Our new research released today shows that one in four children have considered running away from home, and half of that number have spent a night away from home without telling their parents. When we asked the children who had been away from home why they left, more than half of them said it was because they had an argument with a family member. This chimes with research by Homeless Link which found that more than half of young people who became homeless did so because of relationship breakdown, mainly with their parents.
Of course, parents and children will always have arguments and in most cases they don't lead to a child leaving home but, when families are being strained by other problems, things can build to a crisis. We know from our own services that families are under a great deal of pressure. Action for Children managers say that their projects are seeing more children with greater needs than before, many of them needing help with emotional problems or coping with issues affecting their parents like unemployment and depression. These are ordinary families who are struggling to cope with serious issues that can affect any of us.

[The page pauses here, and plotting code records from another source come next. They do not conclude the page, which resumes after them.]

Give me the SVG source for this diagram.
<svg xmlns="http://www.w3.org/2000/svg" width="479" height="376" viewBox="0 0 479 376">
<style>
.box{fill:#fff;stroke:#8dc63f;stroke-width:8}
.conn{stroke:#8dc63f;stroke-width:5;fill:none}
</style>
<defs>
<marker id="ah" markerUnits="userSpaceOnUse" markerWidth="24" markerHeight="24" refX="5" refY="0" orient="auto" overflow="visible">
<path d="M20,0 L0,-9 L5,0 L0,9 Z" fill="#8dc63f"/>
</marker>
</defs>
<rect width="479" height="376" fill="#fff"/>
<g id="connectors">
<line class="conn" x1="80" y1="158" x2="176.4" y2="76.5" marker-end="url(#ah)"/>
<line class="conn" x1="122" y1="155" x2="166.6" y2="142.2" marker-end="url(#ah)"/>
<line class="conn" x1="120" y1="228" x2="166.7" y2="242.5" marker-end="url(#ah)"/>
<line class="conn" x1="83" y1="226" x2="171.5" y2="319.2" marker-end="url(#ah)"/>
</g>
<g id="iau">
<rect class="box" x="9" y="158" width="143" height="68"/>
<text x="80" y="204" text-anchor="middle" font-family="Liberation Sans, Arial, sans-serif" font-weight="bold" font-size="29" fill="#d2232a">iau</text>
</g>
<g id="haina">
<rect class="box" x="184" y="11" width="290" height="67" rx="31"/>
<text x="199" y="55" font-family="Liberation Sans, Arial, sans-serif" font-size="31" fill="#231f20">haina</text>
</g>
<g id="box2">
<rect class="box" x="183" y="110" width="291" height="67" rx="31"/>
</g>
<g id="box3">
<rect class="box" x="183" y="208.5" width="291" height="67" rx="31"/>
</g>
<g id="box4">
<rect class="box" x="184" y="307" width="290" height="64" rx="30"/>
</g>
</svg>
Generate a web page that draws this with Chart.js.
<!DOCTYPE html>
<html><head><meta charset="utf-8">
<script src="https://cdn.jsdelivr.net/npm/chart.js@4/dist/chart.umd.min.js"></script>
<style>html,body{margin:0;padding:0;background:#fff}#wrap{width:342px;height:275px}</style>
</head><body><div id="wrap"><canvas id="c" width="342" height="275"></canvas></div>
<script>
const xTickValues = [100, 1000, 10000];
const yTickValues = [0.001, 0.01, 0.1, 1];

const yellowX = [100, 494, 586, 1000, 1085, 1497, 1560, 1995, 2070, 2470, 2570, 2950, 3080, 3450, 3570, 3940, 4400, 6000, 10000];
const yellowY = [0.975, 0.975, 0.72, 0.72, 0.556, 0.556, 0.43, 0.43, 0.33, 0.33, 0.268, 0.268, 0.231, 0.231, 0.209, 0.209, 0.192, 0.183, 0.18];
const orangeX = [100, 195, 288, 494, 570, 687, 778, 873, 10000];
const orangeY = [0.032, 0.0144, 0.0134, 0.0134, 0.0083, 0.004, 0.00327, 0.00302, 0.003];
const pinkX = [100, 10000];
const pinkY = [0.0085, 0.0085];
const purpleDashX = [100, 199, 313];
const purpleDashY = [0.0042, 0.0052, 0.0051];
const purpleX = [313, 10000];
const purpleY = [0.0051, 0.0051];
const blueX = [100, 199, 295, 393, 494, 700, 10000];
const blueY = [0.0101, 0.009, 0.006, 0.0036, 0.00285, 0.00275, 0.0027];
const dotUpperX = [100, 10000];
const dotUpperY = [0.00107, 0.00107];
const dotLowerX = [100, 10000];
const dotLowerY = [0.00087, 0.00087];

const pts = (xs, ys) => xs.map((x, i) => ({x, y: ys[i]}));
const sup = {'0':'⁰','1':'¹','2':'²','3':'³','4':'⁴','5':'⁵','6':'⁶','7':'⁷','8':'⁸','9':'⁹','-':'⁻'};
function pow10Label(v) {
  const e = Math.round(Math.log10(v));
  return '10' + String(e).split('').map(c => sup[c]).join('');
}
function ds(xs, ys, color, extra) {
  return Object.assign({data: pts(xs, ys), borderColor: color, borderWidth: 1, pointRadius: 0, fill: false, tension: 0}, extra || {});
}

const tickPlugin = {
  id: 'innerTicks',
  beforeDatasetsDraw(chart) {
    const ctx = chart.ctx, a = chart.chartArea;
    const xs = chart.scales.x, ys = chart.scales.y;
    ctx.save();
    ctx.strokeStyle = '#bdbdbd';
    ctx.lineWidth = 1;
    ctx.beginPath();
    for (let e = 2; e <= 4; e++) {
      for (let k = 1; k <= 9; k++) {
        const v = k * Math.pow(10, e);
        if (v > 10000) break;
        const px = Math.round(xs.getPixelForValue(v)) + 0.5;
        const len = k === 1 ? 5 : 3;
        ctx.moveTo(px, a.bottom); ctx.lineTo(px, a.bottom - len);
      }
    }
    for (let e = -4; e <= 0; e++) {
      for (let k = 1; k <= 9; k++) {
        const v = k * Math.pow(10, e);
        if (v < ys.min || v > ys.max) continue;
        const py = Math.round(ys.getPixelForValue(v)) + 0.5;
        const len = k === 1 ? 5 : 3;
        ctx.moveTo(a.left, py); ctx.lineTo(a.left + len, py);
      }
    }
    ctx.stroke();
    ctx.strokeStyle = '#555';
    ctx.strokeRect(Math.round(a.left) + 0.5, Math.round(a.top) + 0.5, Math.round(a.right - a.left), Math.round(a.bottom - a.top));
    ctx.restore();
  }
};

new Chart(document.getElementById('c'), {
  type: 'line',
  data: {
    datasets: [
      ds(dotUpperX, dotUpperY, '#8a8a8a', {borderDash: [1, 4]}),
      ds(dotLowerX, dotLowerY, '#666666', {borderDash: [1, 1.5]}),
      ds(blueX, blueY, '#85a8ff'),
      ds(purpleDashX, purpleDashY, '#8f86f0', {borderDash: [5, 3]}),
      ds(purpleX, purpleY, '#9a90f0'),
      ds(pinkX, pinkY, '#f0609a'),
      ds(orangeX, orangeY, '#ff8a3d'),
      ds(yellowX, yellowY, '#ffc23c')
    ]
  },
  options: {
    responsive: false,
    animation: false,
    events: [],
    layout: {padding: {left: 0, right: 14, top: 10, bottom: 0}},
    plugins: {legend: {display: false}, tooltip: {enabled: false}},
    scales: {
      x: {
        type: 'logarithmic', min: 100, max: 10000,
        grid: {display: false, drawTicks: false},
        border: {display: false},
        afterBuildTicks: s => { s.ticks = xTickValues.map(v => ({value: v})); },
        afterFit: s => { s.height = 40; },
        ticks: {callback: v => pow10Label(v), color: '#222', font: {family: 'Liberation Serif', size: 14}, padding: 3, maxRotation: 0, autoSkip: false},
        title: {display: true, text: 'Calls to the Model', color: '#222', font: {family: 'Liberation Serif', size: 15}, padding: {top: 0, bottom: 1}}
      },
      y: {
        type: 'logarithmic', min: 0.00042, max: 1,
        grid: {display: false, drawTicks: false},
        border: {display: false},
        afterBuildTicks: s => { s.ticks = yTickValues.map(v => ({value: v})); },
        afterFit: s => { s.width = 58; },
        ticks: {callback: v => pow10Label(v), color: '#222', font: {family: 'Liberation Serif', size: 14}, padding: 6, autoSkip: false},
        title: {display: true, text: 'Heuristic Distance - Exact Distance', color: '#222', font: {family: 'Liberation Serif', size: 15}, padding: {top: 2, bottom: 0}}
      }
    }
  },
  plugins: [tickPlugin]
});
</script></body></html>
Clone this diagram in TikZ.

Help is available. Action for Children works with families where relationships have broken down between parents and children to rebuild trust and keep young people safely at home. We also support young people who have become homeless to find a new place to live. These services couldn't happen without the support of Byte Night, an annual sponsored sleep out for people in the technology and business sectors.
The young people we help include Michael (not his real name) from West Dunbartonshire who became homeless aged sixteen when, after his mother died, his relationship with his father became so bad he felt he couldn't stay at home anymore. He spent a year without a home, living first with friends, then his grandmother and eventually sleeping rough. Action for Children helped him find a home and learn to live independently. As well as getting him off the streets this also led to a reconciliation with his father, who he now describes as his best friend.
There is no typical family background of children and young people who become homeless. The young people we see come from a range of backgrounds. Any family can struggle to cope when facing serious issues and homelessness can happen to anyone's child. This is why it's so important to remember that seeking help, whether you're a young person or a parent, doesn't mean that you have failed or should be ashamed. Children's centres and family centres are widespread and help families with a range of issues big and small, as well as pointing people in the direction of more specialised services, like help for young people who are at risk of becoming homeless.
If you're worried about your relationship with a family member, or feel like you can't cope, don't be frightened about asking for help, it could make the difference that stops a nightmare becoming reality.